Nella mia vita ho spesso incontrato dei matti. Matti veri. In circolazione grazie alla, famosa, legge Basaglia. Franco Basaglia era uno psicanalista selvaggio. In certo qual modo un matto pure lui. Convinto che non si potesse distinguere fra malattia e salute mentale. Non a caso stava a Trieste. E Svevo nella sua Coscienza di Zeno, diceva all’incirca la stessa cosa. Siamo tutti malati…e chi sa di esserlo, in fondo è meno malato di altri. Che, poi, è una delle possibili declinazioni di Schopenhauer…. Insomma, il Basaglia tutti i torti non ce li aveva. In linea teorica. Poi, nella pratica, quella legge fu un disastro…

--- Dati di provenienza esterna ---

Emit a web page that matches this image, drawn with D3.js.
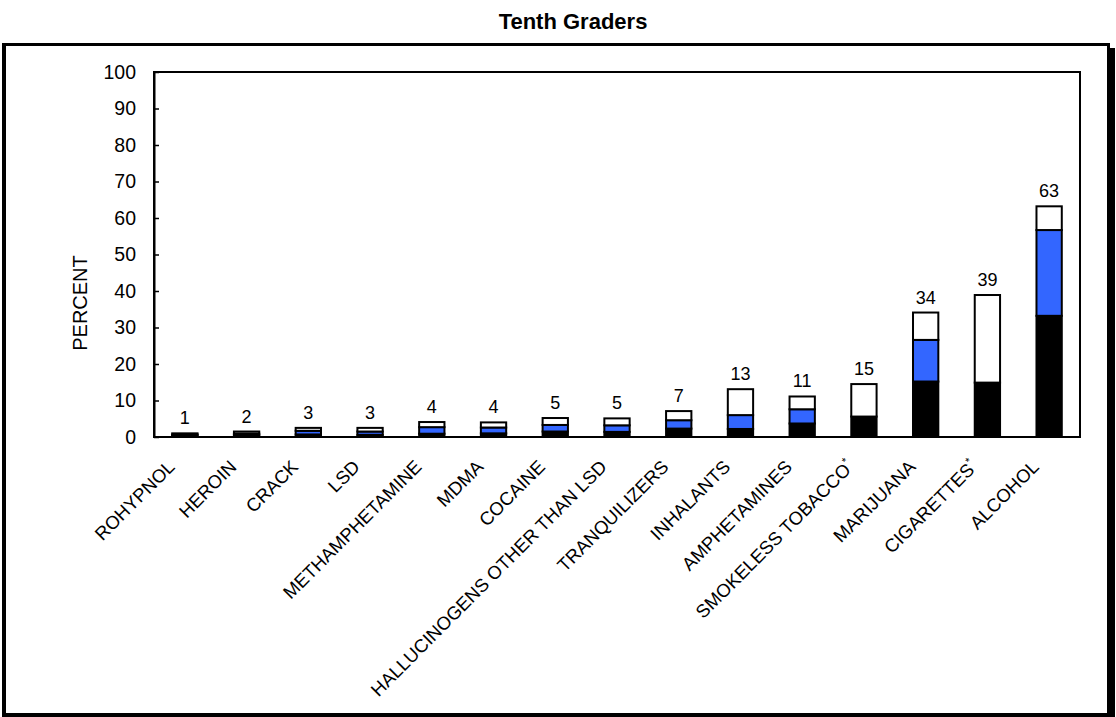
<!DOCTYPE html>
<html>
<head>
<meta charset="utf-8">
<script src="https://cdn.jsdelivr.net/npm/d3@7"></script>
<style>
  html, body { margin: 0; padding: 0; background: #fff; }
  svg { display: block; font-family: "Liberation Sans", Arial, sans-serif; }
</style>
</head>
<body>
<svg id="chart" width="1116" height="717"></svg>
<script>
// ---- data ----
const categories = ["ROHYPNOL", "HEROIN", "CRACK", "LSD", "METHAMPHETAMINE", "MDMA", "COCAINE",
  "HALLUCINOGENS OTHER THAN LSD", "TRANQUILIZERS", "INHALANTS", "AMPHETAMINES",
  "SMOKELESS TOBACCO", "MARIJUANA", "CIGARETTES", "ALCOHOL"];
const starred = ["SMOKELESS TOBACCO", "CIGARETTES"];
// 30-day (black), annual (blue top), lifetime (white top)
const thirtyDay = [0.5, 0.5, 0.7, 0.6, 0.9, 1.0, 1.5, 1.4, 2.3, 2.2, 3.7, 5.6, 15.2, 14.9, 33.2];
const annual    = [0.7, 0.9, 1.7, 1.5, 2.7, 2.6, 3.3, 3.2, 4.6, 6.0, 7.6, null, 26.6, null, 56.7];
const lifetime  = [1.0, 1.5, 2.5, 2.5, 4.1, 4.0, 5.2, 5.1, 7.1, 13.1, 11.1, 14.5, 34.1, 38.9, 63.2];
const yTicks = [0, 10, 20, 30, 40, 50, 60, 70, 80, 90, 100];
const title = "Tenth Graders";
const yTitle = "PERCENT";

// ---- drawing ----
const svg = d3.select("#chart");
const plot = { left: 154, right: 1080, top: 72, bottom: 437 };

// frame with shadow
svg.append("rect").attr("x", 1106).attr("y", 48).attr("width", 9).attr("height", 669).attr("fill", "#000");
svg.append("rect").attr("x", 2).attr("y", 43).attr("width", 1108).attr("height", 674).attr("fill", "#000");
svg.append("rect").attr("x", 6).attr("y", 46).attr("width", 1101).attr("height", 667).attr("fill", "#fff");

svg.append("text").attr("x", 573).attr("y", 29).attr("text-anchor", "middle")
  .attr("font-size", 22).attr("font-weight", "bold").text(title);

const x = d3.scaleBand().domain(categories).range([plot.left, plot.right])
  .paddingInner(0.59).paddingOuter(0.295);
const y = d3.scaleLinear().domain([0, 100]).range([plot.bottom, plot.top]);

// segments
const segs = [];
categories.forEach((c, i) => {
  const b = thirtyDay[i], a = annual[i], l = lifetime[i];
  segs.push({ c, y0: 0, y1: b, fill: "#000" });
  if (a != null) segs.push({ c, y0: b, y1: a, fill: "#3366ff" });
  segs.push({ c, y0: a != null ? a : b, y1: l, fill: "#fff" });
});

svg.append("g").selectAll("rect").data(segs).join("rect")
  .attr("x", d => x(d.c))
  .attr("width", x.bandwidth())
  .attr("y", d => y(d.y1))
  .attr("height", d => y(d.y0) - y(d.y1))
  .attr("fill", d => d.fill)
  .attr("stroke", "#000")
  .attr("stroke-width", 2);

// value labels
svg.append("g").selectAll("text").data(categories).join("text")
  .attr("x", c => x(c) + x.bandwidth() / 2)
  .attr("y", (c, i) => y(lifetime[i]) - 9)
  .attr("text-anchor", "middle")
  .attr("font-size", 18)
  .text((c, i) => Math.round(lifetime[i]));

// plot frame
svg.append("rect").attr("x", plot.left).attr("y", plot.top)
  .attr("width", plot.right - plot.left).attr("height", plot.bottom - plot.top)
  .attr("fill", "none").attr("stroke", "#000").attr("stroke-width", 2);

// y axis
const yAxis = d3.axisLeft(y).tickValues(yTicks).tickSizeInner(-5).tickSizeOuter(0).tickPadding(18);
const gy = svg.append("g").attr("transform", `translate(${plot.left},0)`).call(yAxis);
gy.select(".domain").attr("stroke-width", 2);
gy.selectAll(".tick line").attr("stroke-width", 1.5);
gy.selectAll("text").attr("font-size", 19.5).attr("font-family", "Liberation Sans, Arial, sans-serif");

svg.append("text").attr("transform", `translate(87,303) rotate(-90)`)
  .attr("text-anchor", "middle").attr("font-size", 20).text(yTitle);

// category labels
const cl = svg.append("g").selectAll("text").data(categories).join("text")
  .attr("transform", c => `translate(${x(c) + x.bandwidth() / 2 - 9},${plot.bottom + 31}) rotate(-45)`)
  .attr("text-anchor", "end")
  .attr("font-size", 18.5);
cl.append("tspan").text(c => c);
cl.filter(c => starred.includes(c)).append("tspan")
  .attr("font-size", 11).attr("dy", -8).text("*");
</script>
</body>
</html>
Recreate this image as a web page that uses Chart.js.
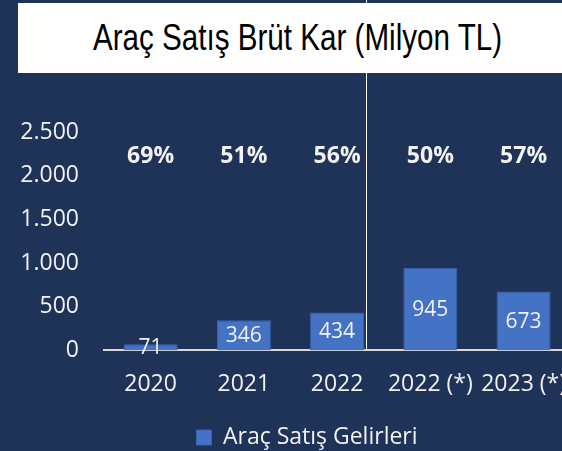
<!DOCTYPE html>
<html>
<head>
<meta charset="utf-8">
<script src="https://cdn.jsdelivr.net/npm/chart.js@4.4.0/dist/chart.umd.min.js"></script>
<style>
  html, body { margin: 0; padding: 0; background: #1f3257; overflow: hidden; width: 562px; height: 451px; }
  #title {
    position: absolute; left: 18px; top: 3px; width: 560px; height: 70px;
    background: #ffffff; z-index: 2;
    display: flex; align-items: center; justify-content: flex-start;
    color: #000;
  }
  #title span {
    display: inline-block; margin-left: 75px;
    font-family: "Liberation Sans", Arial, sans-serif; font-size: 37px;
    transform: scaleX(0.8); transform-origin: left center; white-space: nowrap;
  }
  #wrap { position: absolute; left: 0; top: 0; width: 586px; height: 451px; }
</style>
</head>
<body>
<div id="title"><span>Araç Satış Brüt Kar (Milyon TL)</span></div>
<div id="wrap"><canvas id="chart"></canvas></div>
<script>
const categories = ['2020', '2021', '2022', '2022 (*)', '2023 (*)'];
const salesProfit = [71, 346, 434, 945, 673];
const marginLabels = ['69%', '51%', '56%', '50%', '57%'];
const yTicks = [0, 500, 1000, 1500, 2000, 2500];

const marginLevel = 2215;   // height where the margin labels sit
const textColor = '#f2f2f2';
const fontFamily = '"Open Sans", "Noto Sans", sans-serif';

const barLabels = {
  id: 'barLabels',
  afterDatasetsDraw(chart) {
    const { ctx } = chart;
    const meta = chart.getDatasetMeta(0);
    ctx.save();
    ctx.fillStyle = textColor;
    ctx.font = '21px ' + fontFamily;
    ctx.textAlign = 'center';
    ctx.textBaseline = 'middle';
    meta.data.forEach((bar, i) => {
      ctx.fillText(String(salesProfit[i]), bar.x, (bar.y + bar.base) / 2 + 1);
    });
    ctx.font = 'bold 23px ' + fontFamily;
    const y = chart.scales.y.getPixelForValue(marginLevel);
    meta.data.forEach((bar, i) => {
      ctx.fillText(marginLabels[i], bar.x, y);
    });
    ctx.restore();
  },
};

const divider = {
  id: 'divider',
  afterDraw(chart) {
    const { ctx, chartArea } = chart;
    const xs = chart.scales.x;
    const p2 = xs.getPixelForTick(2);
    const p3 = xs.getPixelForTick(3);
    const x = Math.round(p2 + 0.31 * (p3 - p2)) + 0.5;
    ctx.save();
    ctx.strokeStyle = '#ffffff';
    ctx.lineWidth = 1;
    ctx.beginPath();
    ctx.moveTo(x, 0);
    ctx.lineTo(x, chartArea.bottom);
    ctx.stroke();
    ctx.restore();
  },
};

// legend sits a bit right of the canvas centre in the original
const legendShift = {
  id: 'legendShift',
  afterLayout(chart) {
    if (chart.legend) chart.legend.left += 28;
  },
};

new Chart(document.getElementById('chart'), {
  type: 'bar',
  data: {
    labels: categories,
    datasets: [
      {
        label: 'Araç Satış Gelirleri',
        data: salesProfit,
        backgroundColor: '#4472c4',
        borderColor: '#3c65b0',
        borderWidth: 1,
        barPercentage: 0.58,
        categoryPercentage: 1,
      },
    ],
  },
  options: {
    responsive: true,
    maintainAspectRatio: false,
    animation: false,
    layout: { padding: { top: 132, left: 0, right: 0, bottom: -8 } },
    plugins: {
      legend: {
        position: 'bottom',
        labels: {
          color: textColor,
          font: { family: fontFamily, size: 23 },
          boxWidth: 15,
          boxHeight: 15,
          padding: 6,
        },
      },
      tooltip: { enabled: false },
    },
    scales: {
      x: {
        afterFit(scale) { scale.height += 2; },
        grid: { display: false, drawTicks: false },
        border: { display: true, color: '#d9d9d9', width: 2 },
        ticks: {
          color: textColor,
          font: { family: fontFamily, size: 23 },
          padding: 20,
          maxRotation: 0,
          autoSkip: false,
        },
      },
      y: {
        min: 0,
        max: 2500,
        afterFit(scale) { scale.width = 104; },
        afterBuildTicks(scale) { scale.ticks = yTicks.map((v) => ({ value: v })); },
        grid: { display: false, drawTicks: false },
        border: { display: false },
        ticks: {
          color: textColor,
          font: { family: fontFamily, size: 23 },
          padding: 25,
          callback: (v) => String(v).replace(/\B(?=(\d{3})+(?!\d))/g, '.'),
        },
      },
    },
  },
  plugins: [barLabels, divider, legendShift],
});
</script>
</body>
</html>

Però io ho conosciuto, da ragazzo, dei matti davvero interessanti. Che ti parlavano di filosofia, e del senso o non senso della vita, in modo molto più originale, e profondo, di tanti professoroni…capaci solo di fare i pappagalli dei grandi del passato. In fondo, a ben pensarci, Nietzsche era anche lui un matto. Di genio. Finito ad abbracciare, in delirio, un cavallo… Forse gli aveva ricordato il Cavallo dipinto dal Caravaggio. Che quanto a salute mentale, anche lui…
E poi, diciamocelo chiaro. Almeno fra noi. Ma in questo mondo dove ci sono quelli che viaggiano soli in auto con la mascherina, che girano con i tamponi fai da te nel taschino, che credono a quello che gli racconta la Tv, e pensano (si fa per dire) che Zelensky sia un santo, Biden un grande Statista e Draghi il salvatore dell’Italia…insomma, in un mondo in cui questa è la normalità… non sarà, forse, che il matto abbia ragione?
O meglio, che la verità, o almeno la saggezza stia nel suo, particolare, punto di vista?